While some issues tend to be defined based on divisive lines between those who claim to be religious and those who are not, Schenck’s stance has been highlighted by what some Christians, like Tenn. Lt. Gov. Ron Ramsey, have said in response to recent violence. Ramsey posted on Facebook that Christians should better arm themselves to be prepared for similar situations, and Schenck gently rebutted him.

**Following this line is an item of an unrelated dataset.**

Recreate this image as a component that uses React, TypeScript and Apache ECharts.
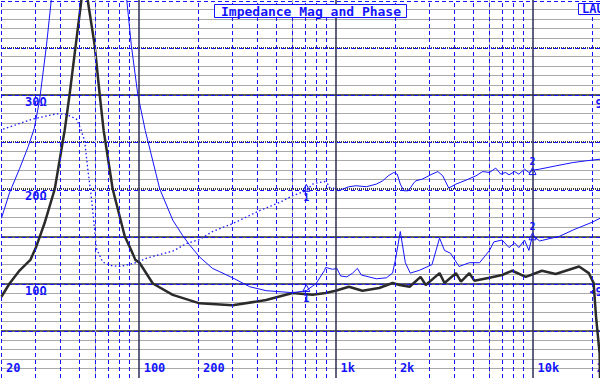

“While the Lt. Governor of Tennessee may be well intentioned,” Schenck wrote, “it’s not good advice. Anyone with good firearms training knows that when you strap on a gun, you are psychologically ready to kill another human being. That’s a paramount moral decision. Guns are lethal weapons that put lives at risk, including the gun owner’s own life and the lives of loved ones, neighbors, and friends. The best people to give moral advice on guns or any other issue are church leaders, and they’ve been conspicuously silent on the question of Christians arming up in fear. I appeal to pastors and other church leaders to speak out clearly, prayerfully, and biblically on the Christ-like approach to guns, fear, and even love of enemy. I appeal to Christians not to look to secular sources for their most important moral decisions. We must turn to God in prayer, search the Scriptures for wisdom, and look to Christ as our only model for dealing with evil.”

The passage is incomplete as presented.